Lopes	• So besides the `grep` command can redirection be used with things such as `cat`?
League	• Yeah, `cat` is often used to just directly put some data into a file. • You can use a text editor for that, but this a really simple thing and we • can use it to illustrate some of the other output redirection operators. • So if I run cat – `cat` all by itself, all it does is it copies its cat • standard input to its standard output. So if I type `hello`, it says `hello` back, and so forth. • And then when I’m done, whenever you’ve got a command that’s waiting for • you to type something for its standard input, when you’re all done you can • type ‘control-D’ to say that’s the end of the input. • So I’m going to hit ‘control-D’ and it takes me back and I’m done running `cat`. • So what if I did `cat` but I redirect the output somewhere.

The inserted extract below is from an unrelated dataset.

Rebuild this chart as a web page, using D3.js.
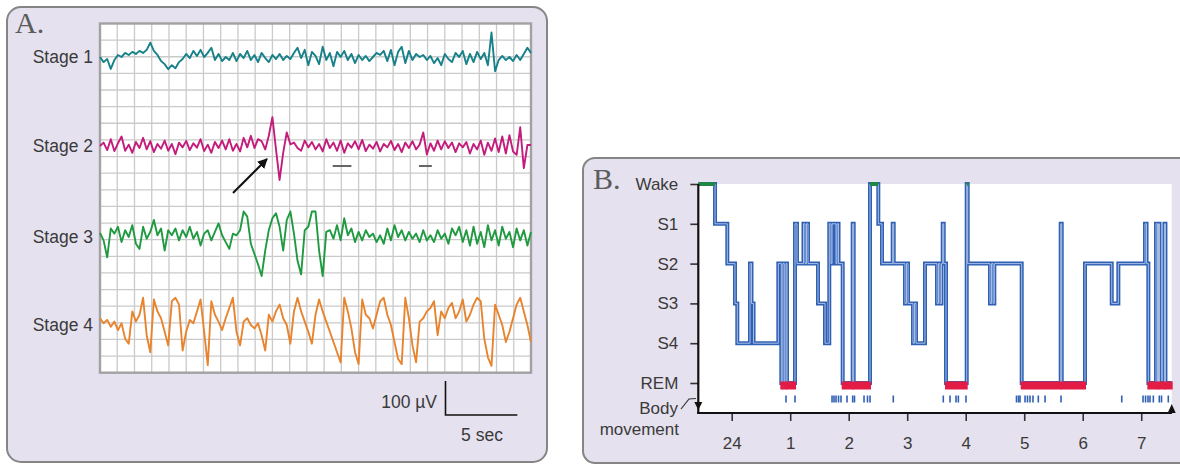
<!DOCTYPE html>
<html><head><meta charset="utf-8">
<script src="https://cdn.jsdelivr.net/npm/d3@7"></script>
<style>
body{margin:0;background:#fff;}
text{font-family:"Liberation Sans",Arial,Helvetica,sans-serif;}
</style>
</head><body>
<svg id="c" width="1180" height="465"></svg>
<script>
// ---------------- DATA ----------------
// Panel A: 30-second EEG epochs, one sample every 0.25 s, values in microvolts
const sampleStep = 0.25;
const stageNames = ["Stage 1","Stage 2","Stage 3","Stage 4"];
const stage1 = [0,-15,-6,-35,-9,6,0,12,6,15,
  9,18,12,21,42,18,6,-12,-21,-36,
  -24,-33,-15,-6,9,-3,18,3,21,0,
  12,27,-9,9,-12,0,-9,12,-12,9,
  -3,18,-9,6,-15,12,-3,-15,6,-6,
  9,-9,3,-6,12,27,-3,21,-24,15,
  3,-21,30,-9,12,-27,15,0,18,-9,
  9,-18,6,-9,3,-12,0,12,6,18,
  -12,21,-24,15,30,-18,18,-9,9,0,
  6,-9,3,-18,-3,-24,9,-6,-15,12,
  0,18,-21,9,-15,15,-6,12,-24,72,
  -42,-9,3,-9,0,-12,6,-9,9,27,12];
const stage2 = [0,10,-12,20,-15,8,28,-14,4,-20,
  12,-6,24,-10,14,-18,6,-8,16,-14,
  6,-24,10,-4,15,-12,8,-5,20,-15,
  4,-20,12,-6,16,-10,20,-14,6,-16,
  24,-4,30,-6,20,14,-10,30,85,-10,
  -100,-20,40,5,10,-6,-14,16,-4,12,
  -10,6,-16,20,-6,10,-14,16,-20,8,
  -5,14,-10,18,-15,4,-8,12,-16,6,
  -4,15,-12,6,-18,10,-6,14,-10,4,
  40,-25,8,-14,16,-10,14,-6,10,-18,
  8,-4,12,-22,6,-10,16,-26,10,-14,
  22,-18,28,-22,32,-16,-26,55,-65,3,3];
const stage3 = [12,-10,-60,25,10,30,-15,20,0,35,
  -20,-35,30,-5,15,50,5,25,-40,20,
  5,25,-10,20,0,30,-5,15,-25,10,
  20,-10,15,40,5,-15,-35,10,5,20,
  75,60,-20,-50,-80,-115,-40,20,55,70,
  30,-40,50,75,10,-70,-110,20,30,75,
  75,-40,-115,15,20,-5,35,-10,55,5,
  25,-15,15,-10,20,0,10,-15,5,-20,
  25,-10,35,0,20,-10,15,-5,10,-15,
  20,-10,5,-15,20,-5,10,-20,25,5,
  30,-15,20,-25,30,-20,15,-30,35,-10,
  20,-25,30,-5,15,-30,25,-10,20,-25,15];
const stage4 = [20,5,15,-5,10,-15,5,-40,-55,40,
  10,30,80,-30,-80,75,40,20,-20,-60,
  70,80,60,-75,-20,15,5,40,75,-20,
  -118,70,30,10,-15,20,50,80,-20,-60,
  10,20,0,-10,5,-30,-75,30,10,40,
  60,20,0,-55,40,80,40,10,-20,-55,
  30,75,40,10,-20,-50,-80,-110,80,40,
  -10,-80,-115,75,30,20,-10,30,70,80,
  30,0,-50,-100,-115,80,20,-60,-110,10,
  20,40,50,70,-30,40,20,50,65,20,
  40,75,10,30,60,80,70,-40,-95,-120,
  60,30,0,-50,-20,20,60,80,40,0,-50];
const traceColors = ["#17818a","#c41c7c","#1f9a40","#e8842e"];

// Panel B: hypnogram (hours after midnight) and stages
const hypnoLevels = ["Wake","S1","S2","S3","S4","REM"];
const hourTicks = [0,1,2,3,4,5,6,7];
const hourLabels = ["24","1","2","3","4","5","6","7"];
const hypnoTimes = [-0.571,-0.285,-0.075,0.056,0.096,0.313,0.338,0.373,0.797,0.848,
  0.874,0.899,0.928,0.945,1.082,1.116,1.227,1.253,1.279,1.304,
  1.475,1.595,1.668,1.697,1.715,1.783,1.800,1.826,1.897,2.068,
  2.085,2.364,2.506,2.569,2.752,2.769,2.962,2.988,3.014,3.099,
  3.125,3.150,3.304,3.509,3.535,3.561,3.586,3.607,3.624,3.663,
  4.017,4.034,4.415,4.441,4.467,4.489,4.957,5.624,5.641,6.039,
  6.496,6.609,7.065,7.091,7.122,7.253,7.279,7.296,7.313,7.397,7.414];
const hypnoStages = ["Wake","S1","S2","S3","S4","S2","S3","S4","S2","REM",
  "S2","REM","S2","REM","S1","S2","S1","S2","S1","S2",
  "S3","S4","S1","S2","S1","S2","S1","S2","REM","S1",
  "REM","Wake","S1","S2","S1","S2","S3","S2","S3","S4",
  "S3","S4","S2","S3","S2","S3","S2","S1","S2","REM",
  "Wake","S2","S3","S2","S3","S2","REM","S1","REM","S2",
  "S3","S2","S1","S2","REM","S1","REM","S1","REM","S1","REM"];
const hypnoEnd = 7.521;
const bodyMovements = [0.928,1.082,1.715,1.749,1.783,1.826,1.868,1.971,2.068,2.099,
  2.262,2.321,2.364,2.762,3.617,3.732,3.834,3.874,4.005,4.868,
  4.903,4.928,5.014,5.056,5.099,5.150,5.241,5.356,5.629,6.667,
  7.031,7.074,7.116,7.150,7.207,7.309,7.347,7.463];

// ---------------- DRAW ----------------
const svg = d3.select("#c");
const txt = "#3a3a3a";

// ===== Panel A =====
svg.append("rect").attr("x",7).attr("y",7).attr("width",540).attr("height",455)
  .attr("rx",14).attr("fill","#e5e1ef").attr("stroke","#858585").attr("stroke-width",2);
svg.append("text").attr("x",15).attr("y",33).text("A.")
  .style("font-family","'Liberation Serif','Times New Roman',serif").attr("font-size",30).attr("fill","#5c5c5c");

const xA = d3.scaleLinear().domain([0,30]).range([100,531]);
const rowA = d3.scaleLinear().domain([0,21]).range([23.5,372.7]);
const yA = d3.scaleLinear().domain([-100,100]).range([34,-34]);

const gA = svg.append("g");
gA.append("rect").attr("x",xA(0)).attr("y",rowA(0)).attr("width",xA(30)-xA(0)).attr("height",rowA(21)-rowA(0)).attr("fill","#fff");
gA.selectAll("line.v").data(d3.range(1,25)).join("line").attr("class","v")
  .attr("x1",d=>xA(d*1.2)).attr("x2",d=>xA(d*1.2)).attr("y1",rowA(0)).attr("y2",rowA(21))
  .attr("stroke","#cacaca").attr("stroke-width",1.3);
gA.selectAll("line.h").data(d3.range(1,21)).join("line").attr("class","h")
  .attr("y1",d=>rowA(d)).attr("y2",d=>rowA(d)).attr("x1",xA(0)).attr("x2",xA(30))
  .attr("stroke","#cacaca").attr("stroke-width",1.3);
gA.append("rect").attr("x",xA(0)).attr("y",rowA(0)).attr("width",xA(30)-xA(0)).attr("height",rowA(21)-rowA(0))
  .attr("fill","none").attr("stroke","#a2a2a2").attr("stroke-width",2.4);

const baselines = [57,146,237,325];
const traces = [stage1,stage2,stage3,stage4];
traces.forEach((tr,k)=>{
  const line = d3.line().x((d,i)=>xA(i*sampleStep)).y(d=>baselines[k]+yA(d));
  gA.append("path").attr("d",line(tr)).attr("fill","none").attr("stroke",traceColors[k])
    .attr("stroke-width",1.9).attr("stroke-linejoin","round");
  svg.append("text").attr("x",93).attr("y",baselines[k]).attr("dy","0.35em").attr("text-anchor","end")
    .attr("font-size",17.5).attr("fill",txt).text(stageNames[k]);
});

// spindle markers
[[16.2,17.5],[22.2,23.1]].forEach(s=>{
  gA.append("line").attr("x1",xA(s[0])).attr("x2",xA(s[1])).attr("y1",166).attr("y2",166)
    .attr("stroke","#666").attr("stroke-width",2);
});
// K-complex arrow
svg.append("defs").append("marker").attr("id","ah").attr("viewBox","0 0 10 10").attr("refX",9).attr("refY",5)
  .attr("markerWidth",5).attr("markerHeight",5).attr("orient","auto")
  .append("path").attr("d","M0,0L10,5L0,10Z").attr("fill","#111");
svg.append("line").attr("x1",233).attr("y1",193).attr("x2",267).attr("y2",159)
  .attr("stroke","#111").attr("stroke-width",2).attr("marker-end","url(#ah)");

// scale bar
const sbX = 445.5, sbY = 415;
svg.append("path").attr("d",`M${sbX},${sbY+yA(100)}V${sbY}H${sbX+xA(5)-xA(0)}`)
  .attr("fill","none").attr("stroke","#111").attr("stroke-width",1.6);
svg.append("text").attr("x",437).attr("y",402).attr("dy","0.35em").attr("text-anchor","end")
  .attr("font-size",17.5).attr("fill",txt).text("100 \u00b5V");
svg.append("text").attr("x",482).attr("y",435).attr("dy","0.35em").attr("text-anchor","middle")
  .attr("font-size",17.5).attr("fill",txt).text("5 sec");

// ===== Panel B =====
svg.append("rect").attr("x",583).attr("y",158).attr("width",640).attr("height",305)
  .attr("rx",12).attr("fill","#e5e1ef").attr("stroke","#858585").attr("stroke-width",2);
svg.append("text").attr("x",593).attr("y",189).text("B.")
  .style("font-family","'Liberation Serif','Times New Roman',serif").attr("font-size",30).attr("fill","#5c5c5c");

const xB = d3.scaleLinear().domain([hypnoTimes[0],hypnoEnd]).range([698.3,1171.7]);
const yB = d3.scalePoint().domain(hypnoLevels).range([184,383]);
const yBody = 399;

svg.append("rect").attr("x",xB.range()[0]).attr("y",yB("Wake")).attr("width",xB.range()[1]-xB.range()[0])
  .attr("height",413-yB("Wake")).attr("fill","#fff");

const pts = hypnoTimes.map((t,i)=>[t,hypnoStages[i]]);
pts.push([hypnoEnd,hypnoStages[hypnoStages.length-1]]);
const hline = d3.line().x(d=>xB(d[0])).y(d=>yB(d[1])).curve(d3.curveStepAfter);
const gB = svg.append("g");
gB.append("path").attr("d",hline(pts)).attr("fill","none").attr("stroke","#2f60b4").attr("stroke-width",4);
gB.append("path").attr("d",hline(pts)).attr("fill","none").attr("stroke","#b4c8ec").attr("stroke-width",0.9);

const segs = hypnoTimes.map((t,i)=>({t0:t,t1:i+1<hypnoTimes.length?hypnoTimes[i+1]:hypnoEnd,s:hypnoStages[i]}));
gB.selectAll("line.w").data(segs.filter(d=>d.s==="Wake")).join("line").attr("class","w")
  .attr("x1",d=>xB(d.t0)).attr("x2",d=>Math.max(xB(d.t1),xB(d.t0)+2)).attr("y1",yB("Wake")).attr("y2",yB("Wake"))
  .attr("stroke","#1e8a3c").attr("stroke-width",3.5);
gB.selectAll("rect.r").data(segs.filter(d=>d.s==="REM")).join("rect").attr("class","r")
  .attr("x",d=>xB(d.t0)-1).attr("width",d=>xB(d.t1)-xB(d.t0)+2).attr("y",yB("REM")-1.5).attr("height",8)
  .attr("fill","#e31c45");
gB.selectAll("line.b").data(bodyMovements).join("line").attr("class","b")
  .attr("x1",d=>xB(d)).attr("x2",d=>xB(d)).attr("y1",yBody-3.5).attr("y2",yBody+3.5)
  .attr("stroke","#2f60b4").attr("stroke-width",1.6);

// axes
const gy = svg.append("g").attr("transform","translate(698.3,0)")
  .call(d3.axisLeft(yB).tickSize(8).tickPadding(12));
gy.select(".domain").remove();
gy.selectAll(".tick line").attr("stroke","#333").attr("stroke-width",1.6);
gy.selectAll(".tick text").attr("font-size",17).attr("fill",txt).attr("font-family","'Liberation Sans',Arial,sans-serif");

const gx = svg.append("g").attr("transform","translate(0,413)")
  .call(d3.axisBottom(xB).tickValues(hourTicks).tickFormat((d,i)=>hourLabels[i]).tickSize(8).tickPadding(16));
gx.select(".domain").remove();
gx.selectAll(".tick line").attr("stroke","#333").attr("stroke-width",1.6);
gx.selectAll(".tick text").attr("font-size",17).attr("fill",txt).attr("font-family","'Liberation Sans',Arial,sans-serif");

svg.append("line").attr("x1",698.3).attr("x2",698.3).attr("y1",yB("Wake")).attr("y2",414)
  .attr("stroke","#111").attr("stroke-width",2.2);
svg.append("line").attr("x1",697.2).attr("x2",1172).attr("y1",413).attr("y2",413)
  .attr("stroke","#111").attr("stroke-width",2.2);
svg.append("path").attr("d","M694.3,402L702.3,402L698.3,410Z").attr("fill","#111");
svg.append("path").attr("d","M1167.7,413L1175.7,413L1171.7,404Z").attr("fill","#111");

svg.append("path").attr("d","M681,409L689,399L696,398.5").attr("fill","none").attr("stroke","#333").attr("stroke-width",1.2);
svg.append("text").attr("x",678).attr("y",408).attr("dy","0.35em").attr("text-anchor","end")
  .attr("font-size",17).attr("fill",txt).text("Body");
svg.append("text").attr("x",679).attr("y",429).attr("dy","0.35em").attr("text-anchor","end")
  .attr("font-size",17).attr("fill",txt).text("movement");
</script>
</body></html>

So we could call it `output1.txt`. cat >output1.txt • And this time I’ll type `line1 test`, `this is line 2`, control-D. • And now we didn’t see it echo those lines back to me because instead it • echoed them to the file that I specified. And then if I look at the content of that file, • also with `cat`, then it shows me those lines that got saved there. cat output1.txt • And then I could open that with a text editor or something and edit it further if it needs it. • Let’s try that again – if I `cat` to the same output file – cat >output1.txt • and we’ll do `line 3 hello`, `testing line 4`, control-D to stop. cat output1.txt • And now my output file just contains the latest stuff. It actually overwrote the previous content. • So you have to be really careful with this redirection operator. • It will – if that file already exists – it will overwrite what’s there, • and so what’s there gets lost. • An alternative to that is if I use the double greater-than (`>>`). • This means to take the existing content of that file and append to it – add to the end. cat >>output1.txt • So I was up to line 4 I think, or?
Lopes	• Line 4.
League	• Line 4, alright. So `this is line 5`, `and now line 6`, and control-D. • And when I output the file now, it has 3 and 4 from the previous run but I cat output1.txt • appended 5 and 6 to the end. So that’s one way that we can distinguish • between the single greater-than (`>`) to possibly overwrite a file and start from the beginning, • or the double greater-than (`>>`) which appends onto the end of the file.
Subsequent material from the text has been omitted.